## ITEMS
---*---
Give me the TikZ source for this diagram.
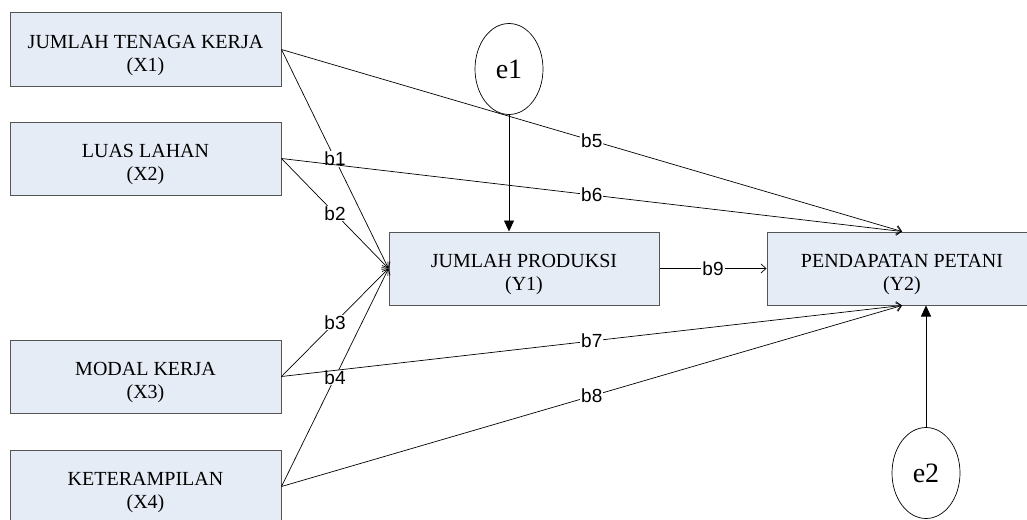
\documentclass[tikz,border=0pt]{standalone}
\usepackage{fontspec}
\setmainfont{Liberation Serif}
\newfontfamily\lblfont{Liberation Sans}
\usetikzlibrary{arrows.meta,shapes.geometric}
\definecolor{boxfill}{HTML}{E6ECF6}
\definecolor{boxdraw}{HTML}{555555}
\newcommand{\twolines}[2]{\rule{0pt}{26pt}#1\\#2}
\begin{document}
\begin{tikzpicture}[x=1pt,y=-1pt,
  var/.style={draw=boxdraw, line width=1pt, fill=boxfill, minimum width=271pt, minimum height=73pt,
    inner sep=0pt, align=center, font=\fontsize{20}{23}\selectfont},
  err/.style={draw=black, line width=0.7pt, ellipse, minimum width=68pt, minimum height=91pt, inner sep=0pt,
    font=\fontsize{28}{30}\selectfont},
  path/.style={draw=black, line width=0.7pt, -{Straight Barb[length=5pt,width=9pt]}},
  epath/.style={draw=black, line width=0.7pt, -{Triangle[length=11pt,width=10pt]}},
  lbl/.style={fill=white, inner sep=1pt, font=\lblfont\fontsize{19}{19}\selectfont}
]
\useasboundingbox (0,0) rectangle (1027,519);
\begin{scope}
\clip (0,0) rectangle (1027,519);
\node[var] (X1) at (145.5,49.5) {\twolines{JUMLAH TENAGA KERJA}{(X1)}};
\node[var] (X2) at (145.5,158.5) {\twolines{LUAS LAHAN}{(X2)}};
\node[var] (X3) at (145.5,376.5) {\twolines{MODAL KERJA}{(X3)}};
\node[var] (X4) at (145.5,486.5) {\twolines{KETERAMPILAN}{(X4)}};
\node[var, minimum width=270pt] (Y1) at (524,268.5) {\twolines{JUMLAH PRODUKSI}{(Y1)}};
\node[var, minimum width=270pt] (Y2) at (902,268.5) {\twolines{PENDAPATAN PETANI}{(Y2)}};
\node[err] (e1) at (509,69) {e1};
\node[err] (e2) at (926,473) {e2};

\draw[path] (X1.east) -- node[lbl]{b1} (Y1.west);
\draw[path] (X2.east) -- node[lbl]{b2} (Y1.west);
\draw[path] (X3.east) -- node[lbl]{b3} (Y1.west);
\draw[path] (X4.east) -- node[lbl]{b4} (Y1.west);
\draw[path] (X1.east) -- node[lbl]{b5} (Y2.north);
\draw[path] (X2.east) -- node[lbl]{b6} (Y2.north);
\draw[path] (X3.east) -- node[lbl]{b7} (Y2.south);
\draw[path] (X4.east) -- node[lbl]{b8} (Y2.south);
\draw[path] (Y1.east) -- node[lbl]{b9} (Y2.west);
\draw[epath] (e1.south) -- (Y1.north -| e1.south);
\draw[epath] (e2.north) -- (Y2.south -| e2.north);
\end{scope}
\end{tikzpicture}
\end{document}
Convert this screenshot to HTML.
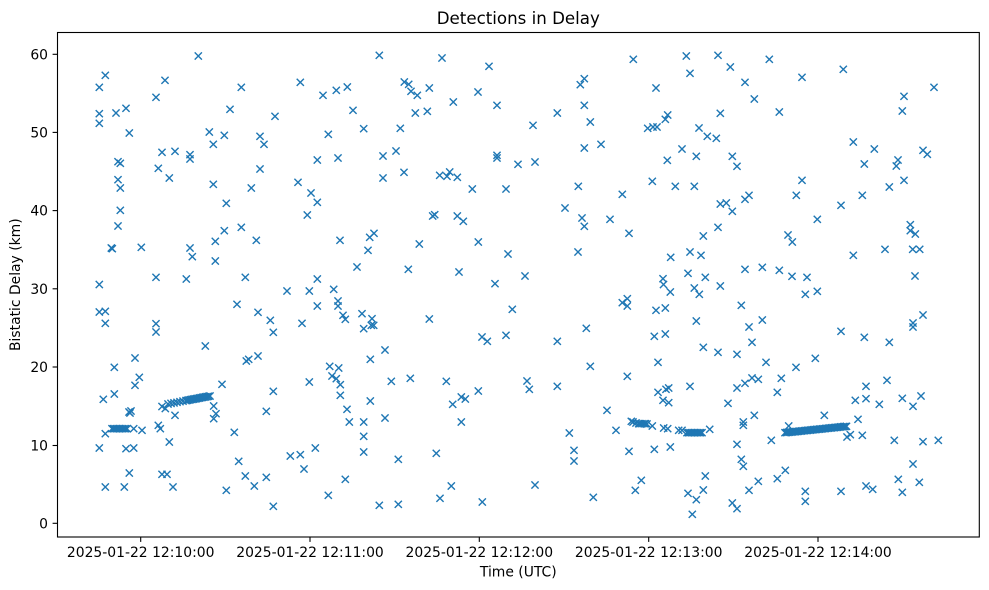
<!DOCTYPE html>
<html><head><meta charset="utf-8"><style>
html,body{margin:0;padding:0;background:#fff;}
svg{display:block;}
text{font-family:"DejaVu Sans","Liberation Sans",sans-serif;fill:#000;}
</style></head><body>
<svg width="989" height="590" viewBox="0 0 989 590" xmlns="http://www.w3.org/2000/svg">
<defs>
<marker id="m" markerWidth="12" markerHeight="12" refX="6" refY="6" markerUnits="userSpaceOnUse" overflow="visible">
<path d="M2.4 2.4L9.6 9.6M9.6 2.4L2.4 9.6" stroke="#1f77b4" stroke-width="1.4" fill="none"/>
</marker>
</defs>
<rect width="989" height="590" fill="#fff"/>
<text x="518.3" y="24" font-size="16.67" text-anchor="middle">Detections in Delay</text>

<polyline fill="none" stroke="none" marker-start="url(#m)" marker-mid="url(#m)" marker-end="url(#m)" points="
198.3,56 105.3,75.3 99.3,87.3 165,80.3 156,97.3 241.3,87.3 300.3,82.3 323,95.3 336.3,90.3 347.3,87 353,110.3 363.7,128.7 99.3,113.7 99.3,123.3 116,113 126,108.3 129.3,133 230,109.3 275,116.3 209.3,132 224.3,135.3 213.3,144.3 260,136.3 264,144.3 328.3,134.3 162,152.3 175,151.3 190,154.7 190,159 118,161.7 120.3,163.3 158.3,168.3 169.3,178 260,169 317.3,160 338,158 118,179.7 120.3,188 213.3,184.3 251.3,188 298,182.3 311,193 317.3,202.3 226.3,203.3 307.3,215 120.3,210.3 118,226 224.3,230.7 241.3,227.3 215.3,241.3 256.3,240.3 340,240.3 112.3,248.7 111.3,248 141.3,247.3 190,248 192.3,256.7 215.3,261 357,267 156,277.3 186.3,279 245.3,277.3 317.3,279 99.3,284.5
287,291 309.3,291 333.7,289.3 237,304.3 317.3,306 338,301 338,306 99.3,312 105.3,311.3 105.3,323.3 258,312.3 270.3,320.3 273.3,332.3 302,323.3 343,315.3 345.3,319.3 362,313.7 363.7,328.7 156,323.7 156,332 205.3,346 135,358 114.3,367.3 139.3,377.3 135,385.3 246.3,361 248.7,359.3 258,356 329.7,366.3 338.7,368 332,376 336.3,378.7 340.3,384.7 340.3,395.3 222,384.3 309.3,382 273.3,391.3 103.3,399.3 114.3,394 347,409.3 349.3,422 363.7,422 363.7,436.3 363.7,452 266.3,411.3 129,412 131,411 130,413 213.7,406 216,413.7 213.7,418.7 175,415.3
162,406.5 165.3,408.5 168,404 171,403.4 174,402.9 177,402.3 180,401.7 183,401.1 186,400.6 187.5,400.3 189,400 190.5,399.7 192,399.4 193.5,399.1 195,398.9 196.5,398.6 198,398.3 199.5,398 201,397.7 202.5,397.4 204,397.1 205.5,396.9 207,396.6 208.5,396.3 210,396
112,428.7 113.5,428.7 115,428.7 116.5,428.7 118,428.7 119.5,428.7 121,428.7 122.5,428.7 124,428.7 125.5,428.7 127,428.7 133.7,428.7 142,430.3 105.3,433.7 158.3,425.3 160.3,428.7 234.3,432.3 169.3,442 99.3,448 126,448.7 133.7,448 238.7,461.3 290.3,456 300.3,454.7 315.3,448 304,469 345.3,479.3 129.3,473 162,474.3 167,474.3 245.3,476 266.3,477.3 254.3,486 105.3,487 124.3,487 173,487 226.3,490.3 328.3,495.3 273.3,506.3
379.3,55.3 442,58 489,66.3 633.3,59.3 404.3,82 408.7,84.3 411,91.3 417.3,95.3 429.3,88 478,92 453.3,102 497,105.3 415.3,113 427.3,111.3 580.3,84.7 584.3,78.7 584.3,105.3 656,88 557.3,113 533,125.3 590.3,122 400.3,128.3 647.7,128.3 653,127 657,127 665.3,119.3 667.7,115 584.3,148 601,144.3 383,156 396,151 497,155.3 497,158 518,164.3 535,162 667.3,160.3 383,178 404,172.3 439.7,175.3 447,176.3 449.7,172 457.3,177.3 472.3,189 506,189 578.3,186.3 622.3,194.3 652.3,181.3 565,208 432.7,216 434.7,214.7 457.3,216 463.3,221.3 582,218 584.3,226.3 610,219.3 374,233.3 369.7,237.3 368,250.3 419.3,244 478.3,242 629,233.3 508,254 578,252 670.7,257.3 408.3,269.3 459,272 525,276 495,283.7 663,278.7 663.5,284.5
670.3,292 372,318.7 373.7,325.3 371.3,325.3 429.3,319 512.3,309.3 482,337 487.3,341.3 506,335.3 557.3,341.3 586.3,328.3 622.3,302.7 627.3,298.7 627.3,306 656,310.3 665.3,308 654.3,336.3 665.3,334 385,350 370.3,359.3 391.3,381.3 410.3,378.3 446.3,381.3 527,381 529.3,389.3 557.3,386.3 590.3,366.3 627.3,376.3 658,362.3 370.3,401 461.3,397 465.3,399 452.7,404.3 478.3,391 658,392.3 666,389.3 668.7,388 663,400.3 668.7,402.7 385,418 461.3,422 607,410.3 631.3,421.3 633,422 636,423 638.7,423.7 640,423.7 642,423.7 644,423.7 645.3,423.7 647,424 652.3,426 663.7,428 667.7,428.7 616,430.3 569.3,433 398.3,459.3 436.3,453.3 574,450.3 574,461 629,451.3 654.3,449.3 670.3,447 451.3,486 440,498.3 535,485 641.3,480.3 635.3,490.3 593.3,497.3 379.3,505.3 398.3,504.3 482.3,502
686.3,56 718,55.3 769.3,59.3 690,73.3 730.3,67 745,82.3 802,77.3 843.3,69.3 754.3,99 904,96.3 934,87.3 902.3,111 720.3,113.3 779.3,112 699,128 707.3,136.3 716.3,138.3 853.3,142 874.3,149 923,150.3 927.3,154.3 682,149 696.3,156.3 732.3,156.3 737,166.3 864.3,164 898,160 896.3,166 802,180.3 904,180.3 675.3,186.3 694.3,186.3 889.3,187 796.3,195.3 862.3,195.3 720.3,204 726.3,203 732.3,211.3 745,199.3 749,195.3 841,205.3 817.3,219.3 718,227.3 703.3,236 788,235 792.3,242 910.3,224.7 910.3,230.7 915.3,234 690,252 701,255.3 853.3,255.3 885,249.3 912.7,249.3 919.7,249.3 745,269.3 762.3,267.3 779.3,270.3 792,276.3 807,277.3 688,273.3 705.3,277.3 915,276
694.3,288 699.3,294.3 720.3,286 805.3,294.3 817.3,291.3 741.3,305.3 696.3,321 762.3,320 749,327 752,342.3 841,331.3 864.3,337.3 889.3,342.3 913,323 913,327 923,315 703.3,347.3 718,352.3 737,354.3 766,362.3 796,367.3 815.3,358.3 690,386.3 737,388 745,383.3 752,378 758.3,379.3 781.3,378.3 777.3,392.3 728,403.3 866,386.3 887,380.3 855.3,400.3 866,398.7 879.3,404.3 902.3,398.3 921,396 913,406.3 754.3,415.3 743.3,422 743.3,425.3 824.3,415.3 858,419.3
678.7,430.3 682,430.3 687,432.7 688.5,432.7 690,432.7 691.5,432.7 693,432.7 694.5,432.7 696,432.7 697.5,432.7 699,432.7 700.5,432.7 702,432.7 709.7,429.3
785,432.7 786.5,432.5 788,432.4 789.5,432.2 791,432.1 792.5,431.9 794,431.8 795.5,431.6 797,431.5 798.5,431.3 800,431.1 801.5,431 803,430.8 804.5,430.7 806,430.5 807.5,430.4 809,430.2 810.5,430.1 812,429.9 813.5,429.7 815,429.6 816.5,429.4 818,429.3 819.5,429.1 821,429 822.5,428.8 824,428.7 825.5,428.5 827,428.3 828.5,428.2 830,428 831.5,427.9 833,427.7 834.5,427.6 836,427.4 837.5,427.3 839,427.1 840.5,426.9 842,426.8 843.5,426.6 845,426.5 846.5,426.3 788.7,426
847,437 850.3,434.7 862.3,435.3 771.3,440.3 894.3,440.3 923,441.7 938.3,440.3 737,444.3 741.3,459.3 743.3,466.3 913,464 705.3,476 703.3,490 688,493.3 696.3,499.7 692.3,514.3 758.3,481.3 749,490.3 777.3,478.7 785.3,470.3 732.3,503 737,508.7 805.3,491.3 805.3,501.3 841,491.3 866,486 872.7,489.3 898.3,479.3 902.3,492.3 919.3,482.3
"/>

<rect x="57.5" y="32.5" width="921.8" height="504.5" fill="none" stroke="#000" stroke-width="1.1"/>

<g stroke="#000" stroke-width="1.1">
<line x1="52.6" y1="523.3" x2="57.5" y2="523.3"/>
<line x1="52.6" y1="445.5" x2="57.5" y2="445.5"/>
<line x1="52.6" y1="367.0" x2="57.5" y2="367.0"/>
<line x1="52.6" y1="288.8" x2="57.5" y2="288.8"/>
<line x1="52.6" y1="210.6" x2="57.5" y2="210.6"/>
<line x1="52.6" y1="132.4" x2="57.5" y2="132.4"/>
<line x1="52.6" y1="54.3" x2="57.5" y2="54.3"/>
<line x1="140.7" y1="537" x2="140.7" y2="541.9"/>
<line x1="310" y1="537" x2="310" y2="541.9"/>
<line x1="479.3" y1="537" x2="479.3" y2="541.9"/>
<line x1="648.7" y1="537" x2="648.7" y2="541.9"/>
<line x1="818" y1="537" x2="818" y2="541.9"/>
</g>

<g font-size="13.9" text-anchor="end">
<text x="48" y="528.3">0</text>
<text x="48" y="450.5">10</text>
<text x="48" y="372.0">20</text>
<text x="48" y="293.8">30</text>
<text x="48" y="215.6">40</text>
<text x="48" y="137.4">50</text>
<text x="48" y="59.3">60</text>
</g>
<g font-size="13.9" text-anchor="middle">
<text x="140.7" y="557">2025-01-22 12:10:00</text>
<text x="310" y="557">2025-01-22 12:11:00</text>
<text x="479.3" y="557">2025-01-22 12:12:00</text>
<text x="648.7" y="557">2025-01-22 12:13:00</text>
<text x="818" y="557">2025-01-22 12:14:00</text>
<text x="518.3" y="576.5">Time (UTC)</text>
</g>
<text font-size="13.9" text-anchor="middle" transform="translate(20,284.7) rotate(-90)">Bistatic Delay (km)</text>
</svg>
</body></html>
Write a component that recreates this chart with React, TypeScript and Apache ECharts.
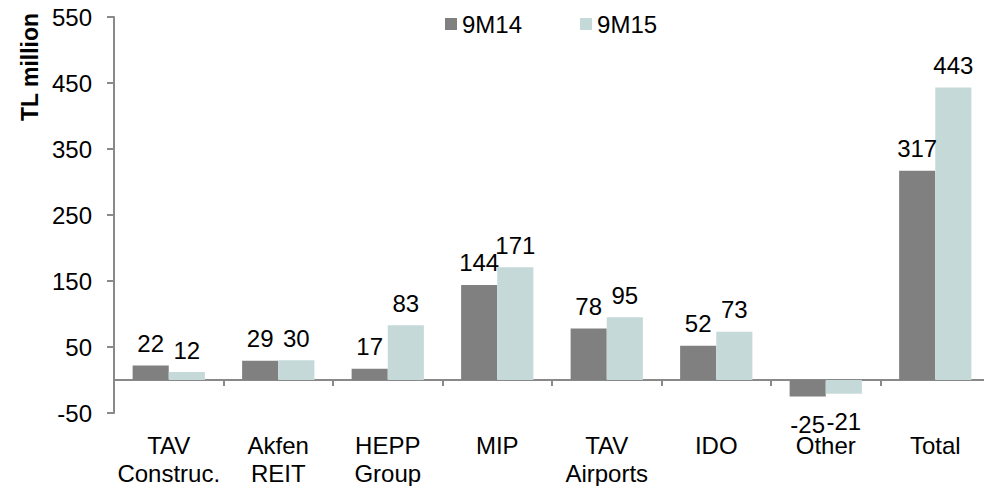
import React, { useEffect, useRef } from "react";
import * as echarts from "echarts";

const categories = ["TAV\nConstruc.", "Akfen\nREIT", "HEPP\nGroup", "MIP", "TAV\nAirports", "IDO", "Other", "Total"];
const series9M14 = [22, 29, 17, 144, 78, 52, -25, 317];
const series9M15 = [12, 30, 83, 171, 95, 73, -21, 443];
const seriesNames = ["9M14", "9M15"];
const yTicks = { min: -50, max: 550, interval: 100 };

const FONT = "'Liberation Sans', Arial, sans-serif";
const FS = 24;
const COLORS = ["#808080", "#c5d9d8"];

function toData(values: number[]) {
  return values.map((v) => ({
    value: v,
    label: v < 0 ? { position: "bottom", distance: 16 } : { position: "top", distance: 10 },
  }));
}

export default function App() {
  const ref = useRef<HTMLDivElement>(null);
  useEffect(() => {
    if (!ref.current) return;
    const chart = echarts.init(ref.current, undefined, { renderer: "svg" });
    const labelStyle = {
      show: true,
      fontFamily: FONT,
      fontSize: FS,
      color: "#000",
    };
    chart.setOption({
      animation: false,
      textStyle: { fontFamily: FONT },
      grid: {
        left: 114,
        right: -6,
        top: 17,
        bottom: 73,
        containLabel: false,
        outerBoundsMode: "none",
      },
      legend: {
        data: seriesNames,
        left: 440,
        top: 7,
        itemWidth: 12,
        itemHeight: 12,
        itemGap: 58,
        icon: "rect",
        textStyle: { fontFamily: FONT, fontSize: FS, color: "#000" },
      },
      graphic: [
        {
          type: "text",
          x: 30,
          y: 67,
          rotation: Math.PI / 2,
          style: {
            text: "TL million",
            font: `bold 23px ${FONT}`,
            fill: "#000",
            textAlign: "center",
            textVerticalAlign: "middle",
          },
        },
      ],
      xAxis: {
        type: "category",
        data: categories,
        axisLine: { show: true, onZero: true, lineStyle: { color: "#898989", width: 2 } },
        axisTick: { show: true, length: 6, lineStyle: { color: "#898989", width: 2 } },
        axisLabel: {
          fontFamily: FONT,
          fontSize: FS,
          color: "#000",
          lineHeight: 28,
          margin: 18,
          interval: 0,
        },
        splitLine: { show: false },
      },
      yAxis: {
        type: "value",
        min: yTicks.min,
        max: yTicks.max,
        interval: yTicks.interval,
        axisLine: { show: true, lineStyle: { color: "#898989", width: 2 } },
        axisTick: { show: true, length: 7, lineStyle: { color: "#898989", width: 2 } },
        axisLabel: { fontFamily: FONT, fontSize: FS, color: "#000", margin: 22 },
        splitLine: { show: false },
      },
      series: [
        {
          name: seriesNames[0],
          type: "bar",
          data: toData(series9M14),
          itemStyle: { color: COLORS[0] },
          barGap: "0%",
          barCategoryGap: "34%",
          label: labelStyle,
        },
        {
          name: seriesNames[1],
          type: "bar",
          data: toData(series9M15),
          itemStyle: { color: COLORS[1] },
          barGap: "0%",
          barCategoryGap: "34%",
          label: labelStyle,
        },
      ],
    });
    return () => chart.dispose();
  }, []);
  return (
    <div
      ref={ref}
      style={{ position: "absolute", left: 0, top: 0, width: 984, height: 486 }}
    />
  );
}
---*---
## SHORT EXERCISE
Copy nothing but the lines above from the one with "Write a component" to the one with "import * as", inclusive, word for word. Leave every picture out.

## CORRECT RESULT
Write a component that recreates this chart with React, TypeScript and Apache ECharts.
import React, { useEffect, useRef } from "react";
import * as echarts from "echarts";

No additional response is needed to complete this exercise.